Do Boykin Spaniels swim? YES, they do, and they are quite good at it. In fact, they have webbed feet, which makes this sport much easier for them.
For those who own a Boykin Spaniel that has ever been allowed anywhere near a body of water, chances are good that your dog has at least attempted to jump in.
If you are new to the world of Boykins, this might have you a bit worried and wondering if it is okay to allow it in the water. Swimming is a great exercise for dogs, although it may leave your pet a bit stinky.
Let’s learn more about Boykins swimming and other activities which are great for your dog.
Off to A Wateree Start
The story of the Boykin Spaniel begins in the early 1900s in the state of South Carolina. Hunters from that time were in need of a dog that would be great at retrieving turkeys, ducks, and other fowl from the Wateree River Swamp.
They were hunting in areas of the state that mostly made a winding map of rivers, lakes, and swampy wooded land. While the game was quite abundant, getting to it was almost impossible,
Special boats called “section boats” were needed to reach deep into these areas and retrieve doves, quail, turkey, and ducks that these hunters shot. These boats were made up of 3 different sections that could separate to navigate, form a blind, or bolt together to glide through the water.

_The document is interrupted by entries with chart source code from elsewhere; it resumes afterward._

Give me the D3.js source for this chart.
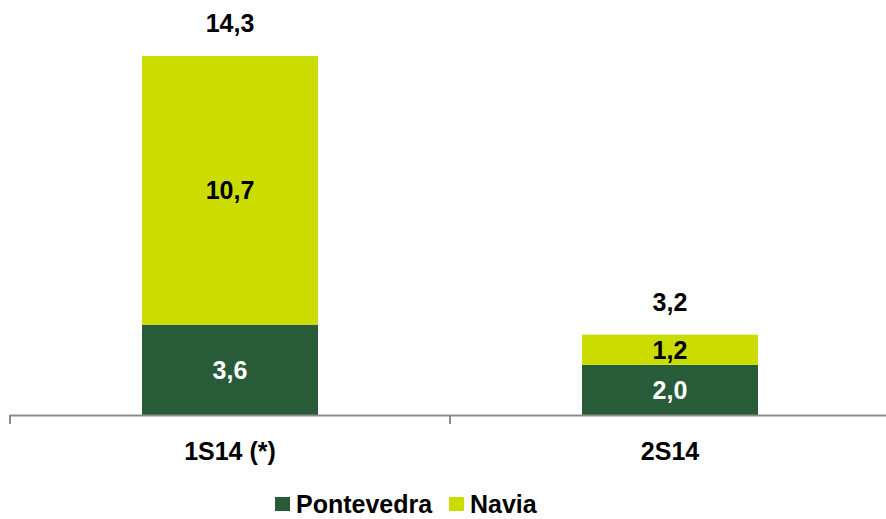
<!DOCTYPE html>
<html>
<head>
<meta charset="utf-8">
<script src="https://cdn.jsdelivr.net/npm/d3@7"></script>
<style>
    html, body { margin: 0; padding: 0; background: #fff; }
    text { font-family: "Liberation Sans", Arial, sans-serif; font-weight: bold; }
</style>
</head>
<body>
<div id="chart"></div>
<script>
// Data
const categories = ['1S14 (*)', '2S14'];
const seriesNames = ['Pontevedra', 'Navia'];
const pontevedra = [3.6, 2.0];
const navia = [10.7, 1.2];
const totals = [14.3, 3.2];
const colors = ['#285B38', '#CBDC00'];

const width = 886, height = 519;
const baseY = 415;

const svg = d3.select('#chart')
    .append('svg')
    .attr('width', width)
    .attr('height', height);

const x = d3.scaleBand()
    .domain(categories)
    .range([10, 890])
    .paddingInner(0.6)
    .paddingOuter(0.3);

const y = d3.scaleLinear()
    .domain([0, 16])
    .range([baseY, baseY - 16 * 25.1]);

const fmt = v => d3.format('.1f')(v).replace('.', ',');

// Build stack
const rows = categories.map((c, i) => ({ cat: c, Pontevedra: pontevedra[i], Navia: navia[i] }));
const stacked = d3.stack().keys(seriesNames)(rows);

const layers = svg.selectAll('.layer')
    .data(stacked)
    .enter()
    .append('g')
    .attr('class', 'layer')
    .attr('fill', (d, i) => colors[i]);

layers.selectAll('rect')
    .data(d => d)
    .enter()
    .append('rect')
    .attr('x', d => x(d.data.cat))
    .attr('width', x.bandwidth())
    .attr('y', d => y(d[1]))
    .attr('height', d => y(d[0]) - y(d[1]));

// Segment labels
stacked.forEach((layer, li) => {
    svg.selectAll(`.seg-label-${li}`)
        .data(layer)
        .enter()
        .append('text')
        .attr('x', d => x(d.data.cat) + x.bandwidth() / 2)
        .attr('y', d => (y(d[0]) + y(d[1])) / 2)
        .attr('dy', '0.36em')
        .attr('text-anchor', 'middle')
        .style('font-size', '25px')
        .attr('fill', li === 0 ? '#ffffff' : '#000000')
        .text(d => fmt(d[1] - d[0]));
});

// Total labels
svg.selectAll('.total-label')
    .data(categories)
    .enter()
    .append('text')
    .attr('x', d => x(d) + x.bandwidth() / 2)
    .attr('y', (d, i) => y(totals[i]) - 24)
    .attr('text-anchor', 'middle')
    .style('font-size', '25px')
    .attr('fill', '#000')
    .text((d, i) => fmt(totals[i]));

// Axis line and ticks at band boundaries
const step = x.step();
const axisStart = x.range()[0];
svg.append('line')
    .attr('x1', axisStart)
    .attr('x2', width)
    .attr('y1', baseY + 0.5)
    .attr('y2', baseY + 0.5)
    .attr('stroke', '#8c8c8c')
    .attr('stroke-width', 2);

d3.range(categories.length + 1).forEach(i => {
    svg.append('line')
        .attr('x1', axisStart + i * step)
        .attr('x2', axisStart + i * step)
        .attr('y1', baseY)
        .attr('y2', baseY + 9)
        .attr('stroke', '#8c8c8c')
        .attr('stroke-width', 2);
});

// Category labels
svg.selectAll('.cat-label')
    .data(categories)
    .enter()
    .append('text')
    .attr('x', d => x(d) + x.bandwidth() / 2)
    .attr('y', 460)
    .attr('text-anchor', 'middle')
    .style('font-size', '25px')
    .attr('fill', '#000')
    .text(d => d);

// Legend
const legendItems = [
    { name: seriesNames[0], color: colors[0], x: 275 },
    { name: seriesNames[1], color: colors[1], x: 449 }
];
const legend = svg.append('g').attr('class', 'legend');
legendItems.forEach(item => {
    legend.append('rect')
        .attr('x', item.x)
        .attr('y', 497)
        .attr('width', 15)
        .attr('height', 14)
        .attr('fill', item.color);
    legend.append('text')
        .attr('x', item.x + 21)
        .attr('y', 513)
        .style('font-size', '25px')
        .attr('fill', '#000')
        .text(item.name);
});
</script>
</body>
</html>
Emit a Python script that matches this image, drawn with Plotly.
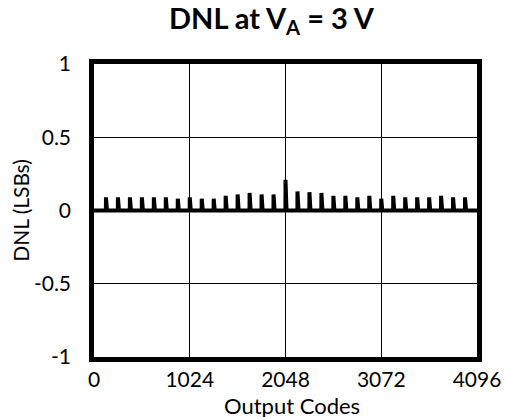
import plotly.graph_objects as go

# Output codes of the 12-bit converter and the codes where DNL spikes occur
n_codes = 4096
spike_codes = [128 * k for k in range(1, 32)]
spike_dnl = [
    0.09, 0.09, 0.09, 0.09, 0.09, 0.09, 0.08, 0.09,        # 128 .. 1024
    0.08, 0.08, 0.10, 0.11, 0.12, 0.11, 0.11,              # 1152 .. 1920
    0.21,                                                  # 2048
    0.13, 0.125, 0.12, 0.10, 0.10, 0.09, 0.10, 0.08,        # 2176 .. 3072
    0.10, 0.09, 0.09, 0.09, 0.10, 0.09, 0.09,              # 3200 .. 3968
]

x_ticks = [0, 1024, 2048, 3072, 4096]
x_ticklabels = ["0", "1024", "2048", "3072", "4096"]
y_ticks = [-1, -0.5, 0, 0.5, 1]
y_ticklabels = ["-1", "-0.5", "0", "0.5", "1"]

codes = list(range(n_codes + 1))
dnl = [0.0] * (n_codes + 1)
for c, v in zip(spike_codes, spike_dnl):
    dnl[c] = v

fig = go.Figure(
    go.Scatter(
        x=codes, y=dnl, mode="lines",
        line=dict(color="black", width=4),
        hoverinfo="skip",
    )
)

font = "Lato, 'Open Sans', sans-serif"
axis_common = dict(
    showline=True, linecolor="black", linewidth=4.5, mirror=True,
    showgrid=True, gridcolor="black", gridwidth=1,
    zeroline=False, ticks="", automargin=False,
    tickfont=dict(family=font, size=21, color="black"),
)

fig.update_layout(
    width=506, height=417,
    margin=dict(l=94, r=29, t=64, b=59.5),
    paper_bgcolor="white", plot_bgcolor="white",
    showlegend=False,
    title=dict(
        text="<b>DNL at V<sub>A</sub> = 3 V</b>",
        x=0.5366, xanchor="center", y=0.955, yanchor="middle",
        font=dict(family=font, size=29, color="black"),
    ),
    xaxis=dict(
        range=[0, 4096], tickvals=x_ticks, ticktext=x_ticklabels,
        ticklabelstandoff=0,
        **axis_common,
    ),
    yaxis=dict(
        range=[-1, 1], tickvals=y_ticks, ticktext=y_ticklabels,
        ticklabelstandoff=14,
        title=dict(text="DNL (LSBs)", standoff=0,
                   font=dict(family=font, size=21, color="black")),
        **axis_common,
    ),
)

# x-axis title placed just under the tick labels, at the page bottom
fig.add_annotation(
    text="Output Codes", showarrow=False,
    xref="paper", yref="paper", x=0.518, y=0,
    xanchor="center", yanchor="top", yshift=-33.5, borderpad=0,
    font=dict(family=font, size=22, color="black"),
)

fig.write_html("out.html")
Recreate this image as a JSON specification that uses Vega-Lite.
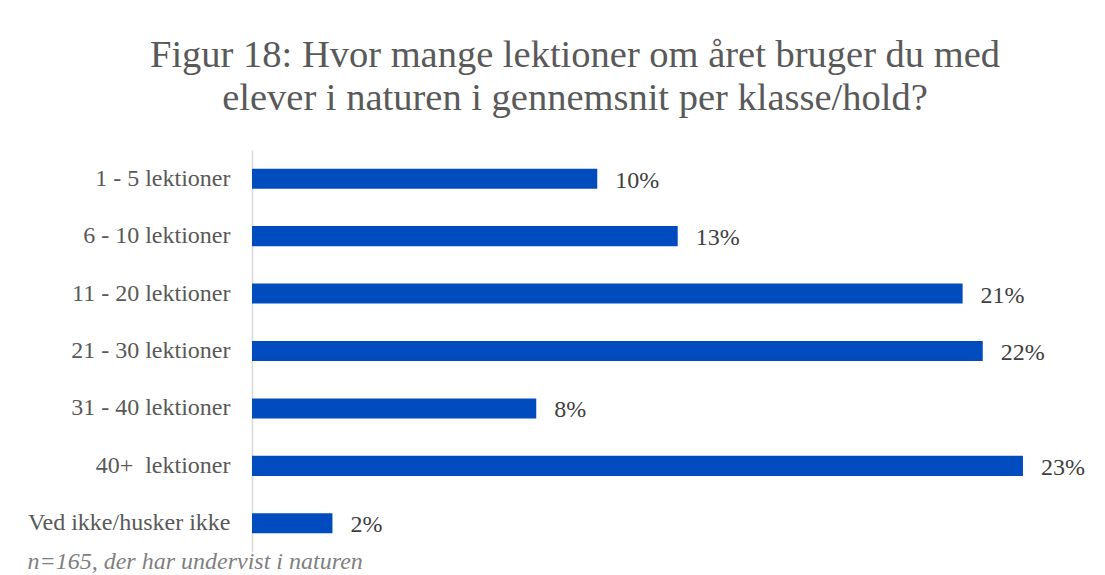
{
  "$schema": "https://vega.github.io/schema/vega-lite/v6.json",
  "autosize": {"type": "none"},
  "width": 838,
  "height": 402,
  "padding": {"left": 252, "top": 150, "right": 15, "bottom": 23},
  "background": "white",
  "title": {
    "text": ["Figur 18: Hvor mange lektioner om året bruger du med", "elever i naturen i gennemsnit per klasse/hold?"],
    "font": "Liberation Serif",
    "fontSize": 38.5,
    "fontWeight": "normal",
    "color": "#595959",
    "lineHeight": 43,
    "anchor": "middle",
    "frame": "group",
    "dx": -96,
    "offset": 32
  },
  "data": {
    "values": [
      {"kategori": "1 - 5 lektioner", "andel": 0.103},
      {"kategori": "6 - 10 lektioner", "andel": 0.127},
      {"kategori": "11 - 20 lektioner", "andel": 0.212},
      {"kategori": "21 - 30 lektioner", "andel": 0.218},
      {"kategori": "31 - 40 lektioner", "andel": 0.0848},
      {"kategori": "40+\u00a0 lektioner", "andel": 0.230},
      {"kategori": "Ved ikke/husker ikke", "andel": 0.024}
    ]
  },
  "encoding": {
    "y": {
      "field": "kategori",
      "type": "nominal",
      "sort": null,
      "scale": {"paddingInner": 0.65, "paddingOuter": 0.325},
      "axis": {
        "title": null,
        "domain": true,
        "domainColor": "#d9d9d9",
        "domainWidth": 1.5,
        "ticks": false,
        "labelPadding": 22,
        "labelFont": "Liberation Serif",
        "labelFontSize": 24,
        "labelColor": "#595959",
        "labelLimit": 400
      }
    },
    "x": {
      "field": "andel",
      "type": "quantitative",
      "scale": {"domain": [0, 0.25]},
      "axis": {
        "grid": false,
        "domain": false,
        "ticks": false,
        "labels": false,
        "title": "n=165, der har undervist i naturen",
        "titleAnchor": "start",
        "titleX": -225,
        "titleY": 16,
        "titleBaseline": "alphabetic",
        "titleFont": "Liberation Serif",
        "titleFontSize": 24,
        "titleFontStyle": "italic",
        "titleFontWeight": "normal",
        "titleColor": "#7f7f7f"
      }
    }
  },
  "layer": [
    {"mark": {"type": "bar", "color": "#004CBF"}},
    {
      "mark": {"type": "text", "align": "left", "baseline": "middle", "dx": 18, "dy": 2, "font": "Liberation Serif", "fontSize": 24, "color": "#404040"},
      "encoding": {"text": {"field": "andel", "type": "quantitative", "format": ".0%"}}
    }
  ],
  "config": {"view": {"stroke": null}}
}
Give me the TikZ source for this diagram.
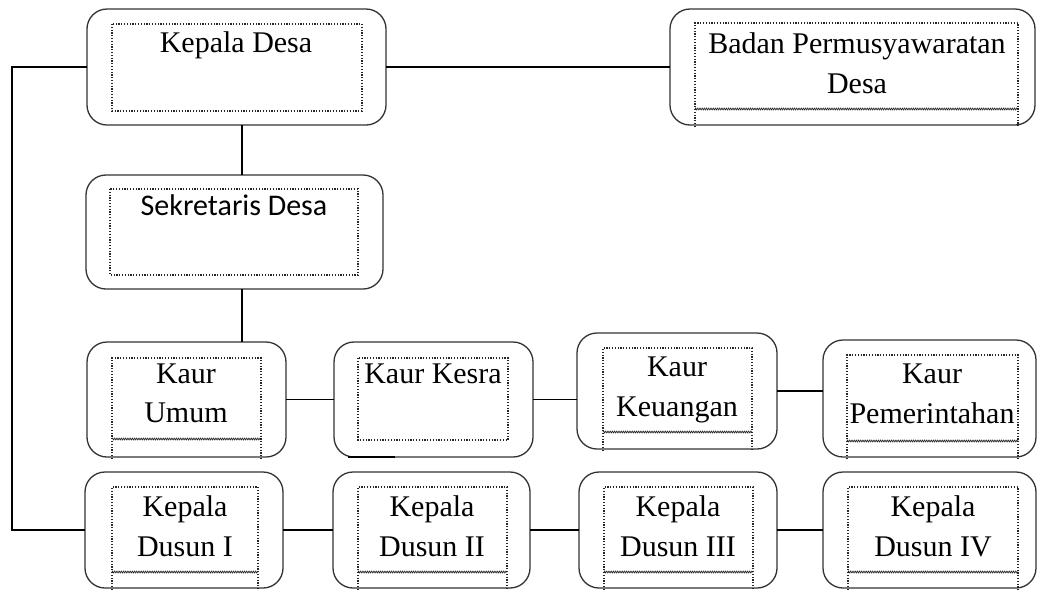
\documentclass[tikz,border=0pt]{standalone}
\usepackage{fontspec}
\setmainfont{Liberation Serif}
\newfontfamily\sekfont{Carlito}
\usetikzlibrary{calc,positioning,decorations.pathmorphing}

\tikzset{
  unit/.style={draw=black!80, line width=1.3pt, rounded corners=20pt,
    inner sep=0pt, outer sep=0pt},
  frame/.style={draw=black!85, line width=1.1pt, dash pattern=on 1.2pt off 1.6pt},
  wavy/.style={draw=black!85, line width=0.7pt, decorate,
    decoration={zigzag, amplitude=0.9pt, segment length=2.2pt}},
  link/.style={draw=black, line width=1.2pt},
  txt/.style={anchor=base, inner sep=0pt, font=\fontsize{30}{40}\selectfont}
}

\begin{document}
\begin{tikzpicture}[x=1pt,y=-1pt]
				\path[use as bounding box] (0,0) rectangle (1038,590);
				% boxes
				\node[unit, minimum width=299pt, minimum height=116pt] (kdesa) at (236.5,67) {};
				\node[unit, minimum width=365pt, minimum height=116pt] (bpd) at (852.5,67) {};
				\node[unit, minimum width=297pt, minimum height=114pt] (sekdes) at (234.5,232) {};
				\node[unit, minimum width=199pt, minimum height=115pt] (kumum) at (186.5,399.5) {};
				\node[unit, minimum width=199pt, minimum height=115pt] (kesra) at (433.5,399.5) {};
				\node[unit, minimum width=200pt, minimum height=116pt] (keu) at (677,391) {};
				\node[unit, minimum width=213pt, minimum height=117pt] (kpem) at (929.5,398.5) {};
				\node[unit, minimum width=198pt, minimum height=116pt] (dusun1) at (184,530) {};
				\node[unit, minimum width=197pt, minimum height=116pt] (dusun2) at (431.5,530) {};
				\node[unit, minimum width=198pt, minimum height=116pt] (dusun3) at (678,530) {};
				\node[unit, minimum width=213pt, minimum height=116pt] (dusun4) at (929.5,530) {};
				% dotted frames
				\draw[frame] (112,24) rectangle (362,111);
				\draw[frame] (695,127) |- (1018,23) -- (1018,127);
				\draw[wavy] (695,109) -- (1018,109);
				\draw[frame] (110,189) rectangle (358,275);
				\draw[frame] (112,459) |- (261,358) -- (261,459);
				\draw[wavy] (112,439) -- (261,439);
				\draw[frame] (358,358) rectangle (508,440);
				\draw[line width=2.5pt] (348,457) -- (395,457);
				\draw[frame] (603,451) |- (752,348) -- (752,451);
				\draw[wavy] (603,432) -- (752,432);
				\draw[frame] (847,459) |- (1018,355) -- (1018,459);
				\draw[wavy] (847,441) -- (1018,441);
				\draw[frame] (112,590) |- (258,487) -- (258,590);
				\draw[wavy] (112,572) -- (258,572);
				\draw[frame] (358,590) |- (507,487) -- (507,590);
				\draw[wavy] (358,572) -- (507,572);
				\draw[frame] (604,590) |- (753,487) -- (753,590);
				\draw[wavy] (604,572) -- (753,572);
				\draw[frame] (848,590) |- (1018,487) -- (1018,590);
				\draw[wavy] (848,572) -- (1018,572);
				% texts
				\node[txt] (kdesa-t) at (236,52) {Kepala Desa};
				\node[txt] (bpd-t1) at (857,53) {Badan Permusyawaratan};
				\node[txt] (bpd-t2) at (857,93) {Desa};
				\node[txt, font=\sekfont\fontsize{30}{40}\selectfont] (sekdes-t) at (234,215) {Sekretaris Desa};
				\node[txt] (kumum-t1) at (186,383) {Kaur};
				\node[txt] (kumum-t2) at (186,422) {Umum};
				\node[txt] (kesra-t) at (433,383) {Kaur Kesra};
				\node[txt] (keu-t1) at (677,376) {Kaur};
				\node[txt] (keu-t2) at (677,416) {Keuangan};
				\node[txt] (kpem-t1) at (932,383) {Kaur};
				\node[txt] (kpem-t2) at (932,423) {Pemerintahan};
				\node[txt] (dusun1-t1) at (185,516) {Kepala};
				\node[txt] (dusun1-t2) at (185,556) {Dusun I};
				\node[txt] (dusun2-t1) at (432,516) {Kepala};
				\node[txt] (dusun2-t2) at (432,556) {Dusun II};
				\node[txt] (dusun3-t1) at (678,516) {Kepala};
				\node[txt] (dusun3-t2) at (678,556) {Dusun III};
				\node[txt] (dusun4-t1) at (933,516) {Kepala};
				\node[txt] (dusun4-t2) at (933,556) {Dusun IV};
				% connectors
				\coordinate (spine) at (242,300);
				\coordinate (bend) at (12,300);
				\draw[link] (kdesa.east) -- (bpd.west);
				\draw[link] (kdesa.south -| spine) -- (sekdes.north -| spine);
				\draw[link] (sekdes.south -| spine) -- (kumum.north -| spine);
				\draw[link] (kdesa.west) -- (kdesa.west -| bend) -- (dusun1.west -| bend) -- (dusun1.west);
				\draw[link] (kumum.east) -- (kesra.west);
				\draw[link] (kesra.east) -- (kesra.east -| keu.west);
				\draw[link] (keu.east) -- (keu.east -| kpem.west);
				\draw[link] (dusun1.east) -- (dusun2.west);
				\draw[link] (dusun2.east) -- (dusun3.west);
				\draw[link] (dusun3.east) -- (dusun4.west);
			\end{tikzpicture}
\end{document}
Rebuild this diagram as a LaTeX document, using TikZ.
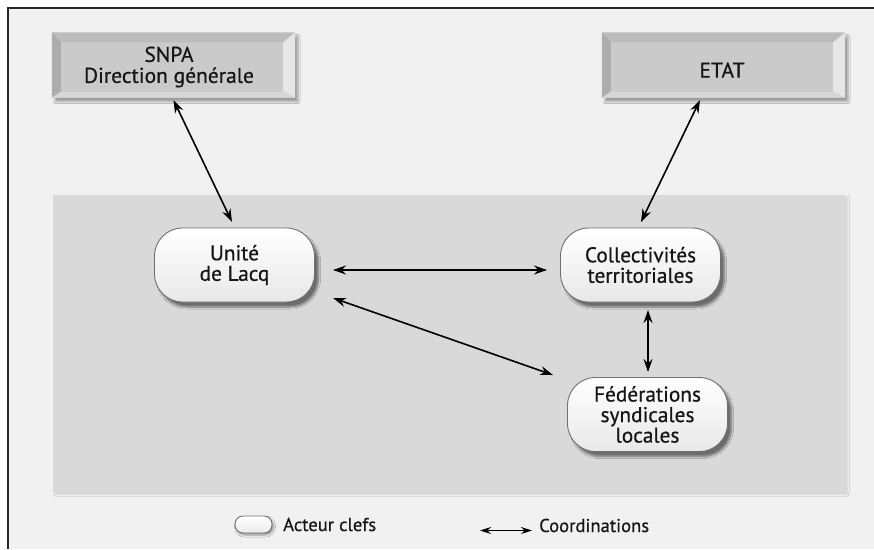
\documentclass[tikz,border=0pt]{standalone}
\usepackage{fontspec}
\setmainfont[FakeBold=0.6]{PT Sans}
\usetikzlibrary{arrows.meta,shadows.blur,calc}
\definecolor{bg}{HTML}{F1F1F1}
\definecolor{panel}{HTML}{D9D9D9}
\definecolor{boxface}{HTML}{CACACA}
\definecolor{beveltop}{HTML}{BCBCBC}
\definecolor{bevelleft}{HTML}{ADADAD}
\definecolor{bevelright}{HTML}{E6E6E6}
\definecolor{bevelbot}{HTML}{D6D6D6}
\definecolor{pillline}{HTML}{707070}
\definecolor{txt}{HTML}{161616}
\tikzset{
  bevelbox/.style={rectangle, fill=boxface, minimum width=243pt, minimum height=65pt,
    inner sep=0pt, blur shadow={shadow xshift=3pt, shadow yshift=-4pt, shadow blur steps=6, shadow opacity=35}},
  boxtext/.style={text=txt, font=\fontsize{21.5}{21}\selectfont, align=center, inner sep=0pt},
  pill/.style={rectangle, rounded corners=28pt, draw=pillline, line width=0.9pt,
    top color=white, bottom color=black!9, minimum width=160pt, minimum height=74pt,
    inner sep=0pt, text=txt, font=\fontsize{21.3}{20.5}\selectfont, align=center,
    blur shadow={shadow xshift=4pt, shadow yshift=-5pt, shadow blur steps=6, shadow opacity=50}},
  minipill/.style={rectangle, rounded corners=8pt, draw=pillline, line width=0.9pt,
    top color=white, bottom color=black!8, minimum width=37pt, minimum height=17pt, inner sep=0pt,
    blur shadow={shadow xshift=1.5pt, shadow yshift=-2pt, shadow blur steps=4, shadow opacity=40}},
  legtext/.style={text=txt, font=\fontsize{18.6}{18}\selectfont, inner sep=0pt, anchor=base west},
  coord/.style={{Stealth[length=13pt,width=9pt]}-{Stealth[length=13pt,width=9pt]}, line width=1.6pt, black},
  legarrow/.style={{Stealth[length=11pt,width=7pt]}-{Stealth[length=11pt,width=7pt]}, line width=0.8pt, black},
}
\newcommand{\bevel}[1]{%
  \fill[beveltop] (#1.north west) -- (#1.north east) -- ($(#1.north east)+(-12,10)$) -- ($(#1.north west)+(9,10)$) -- cycle;
  \fill[bevelleft] (#1.north west) -- ($(#1.north west)+(9,10)$) -- ($(#1.south west)+(9,-6)$) -- (#1.south west) -- cycle;
  \fill[bevelright] (#1.north east) -- (#1.south east) -- ($(#1.south east)+(-12,-6)$) -- ($(#1.north east)+(-12,10)$) -- cycle;
  \fill[bevelbot] (#1.south west) -- ($(#1.south west)+(9,-6)$) -- ($(#1.south east)+(-12,-6)$) -- (#1.south east) -- cycle;
}
\begin{document}
\begin{tikzpicture}[x=1pt,y=-1pt]
\useasboundingbox (0,0) rectangle (874,549);
\fill[white] (0,0) rectangle (874,549);
\fill[bg] (8,8) rectangle (874,549);
\draw[line width=1.4pt, black!85] (8,549) -- (8,8) -- (874,8);
\fill[panel, blur shadow={shadow xshift=2pt, shadow yshift=-2pt, shadow blur steps=4, shadow opacity=15}] (53,195) rectangle (845,492);

% bevelled boxes
\node[bevelbox] (snpa) at (173.5,65) {};
\bevel{snpa}
\node[boxtext] (snpat) at (169,67) {SNPA\\Direction générale};
\node[bevelbox] (etat) at (723.5,65) {};
\bevel{etat}
\node[boxtext] (etatt) at (722,70) {ETAT};

% actors
\node[pill] (unite) at (234.5,265) {Unité\\de Lacq};
\node[pill] (coll) at (640.5,265) {Collectivités\\territoriales};
\node[pill] (fed) at (647.5,414.5) {Fédérations\\syndicales\\locales};

% coordinations
\draw[coord] ([shift={(0,35)}]snpa.center) -- ([shift={(-2.5,-43)}]unite.center);
\draw[coord] ([shift={(-23.5,35)}]etat.center) -- ([shift={(0.5,-43)}]coll.center);
\draw[coord] ([shift={(98.5,5)}]unite.center) -- ([shift={(-93.5,5)}]coll.center);
\draw[coord] ([shift={(98.5,33)}]unite.center) -- ([shift={(-94.5,-39.5)}]fed.center);
\draw[coord] ([shift={(7.5,45)}]coll.center) -- ([shift={(0.5,-42.5)}]fed.center);

% legend
\node[minipill] (lpill) at (253.5,524.5) {};
\node[legtext] (lact) at (283,531) {Acteur clefs};
\coordinate (la) at (480,530.5);
\coordinate (lb) at (532,530.5);
\draw[legarrow] (la) -- (lb);
\node[legtext] (lcoord) at (539,532) {Coordinations};
\end{tikzpicture}
\end{document}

While they were great in the water and excellent at fetching, Labrador Retrievers were too large to travel in these boats and were often in danger of tipping them over.
What these men needed was a breed of dog that was agile, great at fetching, eager to please, and not too big but able to handle the swampy-wet terrain of the area. What they got was the Boykin!
While its roots came from a stray that followed a man to church, it wasn’t long before dog trainer Whit Boykin had turned the little dog into an avid hunter. In turn, he created the breed which came to be known as the “swamp poodle,’ or the “dog who wouldn’t rock the boat.”
Born to Swim, Bred for Retrieving
The entire makeup of the Boykin Spaniel makes it a terrific dog in the water. Its coat is easy to manage and has a naturally oily texture that keeps water from soaking into its skin.
Many Boykins have a double coat, making it possible for them to swim in frigid temperatures without being endangered. Long, wavy ears help to protect the face and are covered in the same waterproof hair.
Boykins, as already mentioned, also have webbed feet; skin stretching between their toes makes them swim like seals in the water. They love to dive into rivers, lakes, ponds, or swamps and fetch their owners’ felled prey.
They can swim in any type of weather and run in practically any terrain.
Their Love of Water Can Be Stinky
Did we mention that Boykins will likely try to jump into any body of water that they come in contact with? It doesn’t matter to them if it is a pond, lake, swamp, river, creek, or just a stinky puddle.
Because of this, your Boykin might sometimes return home a bit smelly from its adventures, especially if it found a particularly smelly pool of stagnant water.
If this happens, simply brush your Boykin’s thick coat thoroughly to be sure that all debris is removed. You should also bathe your dog in a vet-approved shampoo. Try not to bathe them too often though, or you could dry out the natural oils that protect his skin and fur.
Other Activities for Boykins
Along with swimming, dock diving is a great sport for your Boykin to participate in. These little dogs will enthusiastically race down the dock and hurl themselves into the water. But, of course, you should be sure that they can swim.
If you have more than 1 dog, they can compete to see which dog can fly the farthest. Or, you can run along with your Boykin and jump into the lake with them.
Aside from dock diving, swimming and hunting, there are many activities that are great for spending time with your Boykin and making sure that they get the exercise they need to stay healthy. Let’s explore a few.
- Jumping – Jumping is another great sport for Boykins, and they can train to be quite competitive at it. Jumping off docks is one way, but they will also jump hurdles in short races.
Be aware that this can put extra stress on their joints, so be sure that you take them to the vet for regular checkups.
Also, be sure that any rigorous exercise is only done in short bursts of 15 to 20 minutes at a time, with rests in between, since boykins are prone to collapsing if exercised too much.
- Agility Training – This involves running your Boykin through an obstacle course involving jumps, tunnels, curves, etc. This is a great indoor and outdoor sport and can be fun with groups of dogs.
- Hiking or Walking – While Boykins should only run in small bursts, they are great at taking long walks or hiking in all types of terrain. Be sure that they stay well-hydrated and watch to be sure that they are breathing well.
- Therapy Dogs or Service Dogs – Because they are known to be sweet, gentle, intelligent animals, Boykin Spaniels make terrific therapy dogs or service dogs for people in need. They do well around strangers, so taking them in public wouldn’t be an issue.
Their smaller size also makes it easier to maneuver them for someone in a wheelchair. If needed, smaller Boykins can even jump into the owner’s lap to fit into elevators, etc.
They can be trained to perform almost any service for PTSD service, diabetic service, autism service, or even just emotional support.
While they make excellent swimmers, Boykins are also good at many activities, including hunting, jumping, hiking, or being service animals. It seems that there isn’t much these little dogs can’t do.